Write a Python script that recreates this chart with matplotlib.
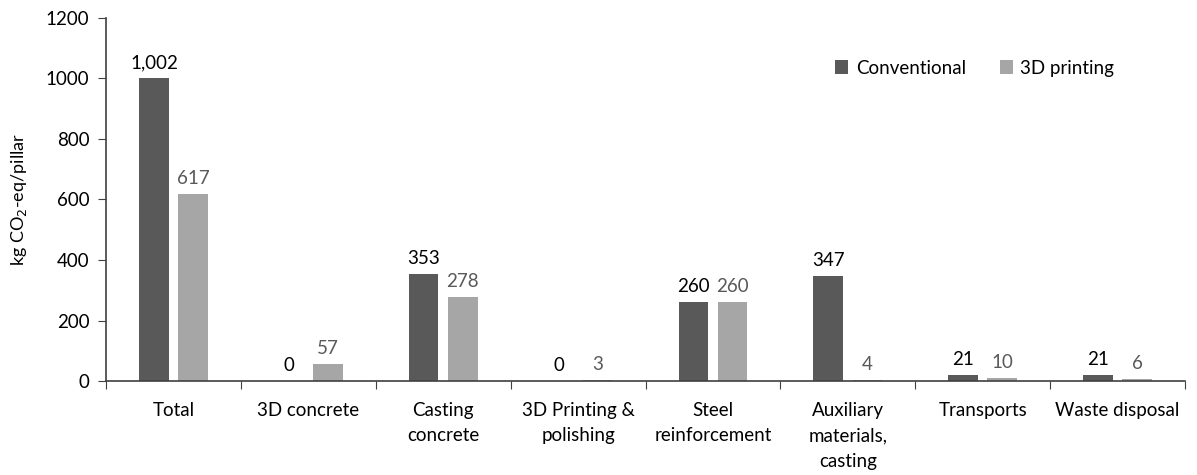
import numpy as np
import matplotlib.pyplot as plt

plt.rcParams['font.family'] = ['Lato', 'DejaVu Sans']

categories = ['Total', '3D concrete', 'Casting\nconcrete', '3D Printing &\npolishing',
              'Steel\nreinforcement', 'Auxiliary\nmaterials,\ncasting', 'Transports',
              'Waste disposal']
conventional = [1002, 0, 353, 0, 260, 347, 21, 21]
printing_3d = [617, 57, 278, 3, 260, 4, 10, 6]
conv_labels = ['1,002', '0', '353', '0', '260', '347', '21', '21']
print_labels = ['617', '57', '278', '3', '260', '4', '10', '6']

dark = '#595959'
light = '#a6a6a6'
fs = 13.5

fig = plt.figure(figsize=(11.97, 4.75), dpi=100)
ax = fig.add_axes([106 / 1197, 1 - 381 / 475, 1079 / 1197, 363 / 475])

x = np.arange(len(categories))
w = 0.22
off = 0.145
ax.bar(x - off, conventional, w, color=dark, label='Conventional')
ax.bar(x + off, printing_3d, w, color=light, label='3D printing')

for i in range(len(x)):
    ax.annotate(conv_labels[i], (x[i] - off, conventional[i]), xytext=(0, 5),
                textcoords='offset points', ha='center', va='bottom',
                fontsize=fs, color='black')
    ax.annotate(print_labels[i], (x[i] + off, printing_3d[i]), xytext=(0, 5),
                textcoords='offset points', ha='center', va='bottom',
                fontsize=fs, color='#595959')

ax.set_xlim(-0.5, len(x) - 0.5)
ax.set_ylim(0, 1200)
ax.set_yticks(range(0, 1201, 200))
ax.set_xticks(np.arange(-0.5, len(x)), labels=[''] * (len(x) + 1))
ax.set_xticks(x, labels=categories, minor=True)
for lbl in ax.get_xticklabels(minor=True):
    lbl.set_linespacing(1.6)
ax.tick_params(axis='x', which='major', length=6, direction='out', color='#404040')
ax.tick_params(axis='x', which='minor', length=0, pad=15, labelsize=fs)
ax.tick_params(axis='y', length=6, direction='out', labelsize=fs, color='#404040', pad=6)

for s in ['top', 'right']:
    ax.spines[s].set_visible(False)
for s in ['left', 'bottom']:
    ax.spines[s].set_color('#404040')
    ax.spines[s].set_linewidth(1.2)

ax.set_ylabel('kg CO$_2$-eq/pillar', fontsize=fs - 0.5, labelpad=12)

ax.legend(loc='center left', bbox_to_anchor=(0.66, 0.862), ncol=2, frameon=False,
          fontsize=fs, handlelength=0.7, handleheight=0.7, handletextpad=0.4,
          columnspacing=1.8)

fig.savefig('out.png', dpi=100)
------------------------------------------------------------
Restate each line from the start of the listing through the line bearing "ax.bar(x + off, printing_3d, w, color=light, label='3D" word for word. Drop the pictures.

▶ [Worked solution]
Write a Python script that recreates this chart with matplotlib.
import numpy as np
import matplotlib.pyplot as plt

plt.rcParams['font.family'] = ['Lato', 'DejaVu Sans']

categories = ['Total', '3D concrete', 'Casting\nconcrete', '3D Printing &\npolishing',
              'Steel\nreinforcement', 'Auxiliary\nmaterials,\ncasting', 'Transports',
              'Waste disposal']
conventional = [1002, 0, 353, 0, 260, 347, 21, 21]
printing_3d = [617, 57, 278, 3, 260, 4, 10, 6]
conv_labels = ['1,002', '0', '353', '0', '260', '347', '21', '21']
print_labels = ['617', '57', '278', '3', '260', '4', '10', '6']

dark = '#595959'
light = '#a6a6a6'
fs = 13.5

fig = plt.figure(figsize=(11.97, 4.75), dpi=100)
ax = fig.add_axes([106 / 1197, 1 - 381 / 475, 1079 / 1197, 363 / 475])

x = np.arange(len(categories))
w = 0.22
off = 0.145
ax.bar(x - off, conventional, w, color=dark, label='Conventional')
ax.bar(x + off, printing_3d, w, color=light, label='3D printing')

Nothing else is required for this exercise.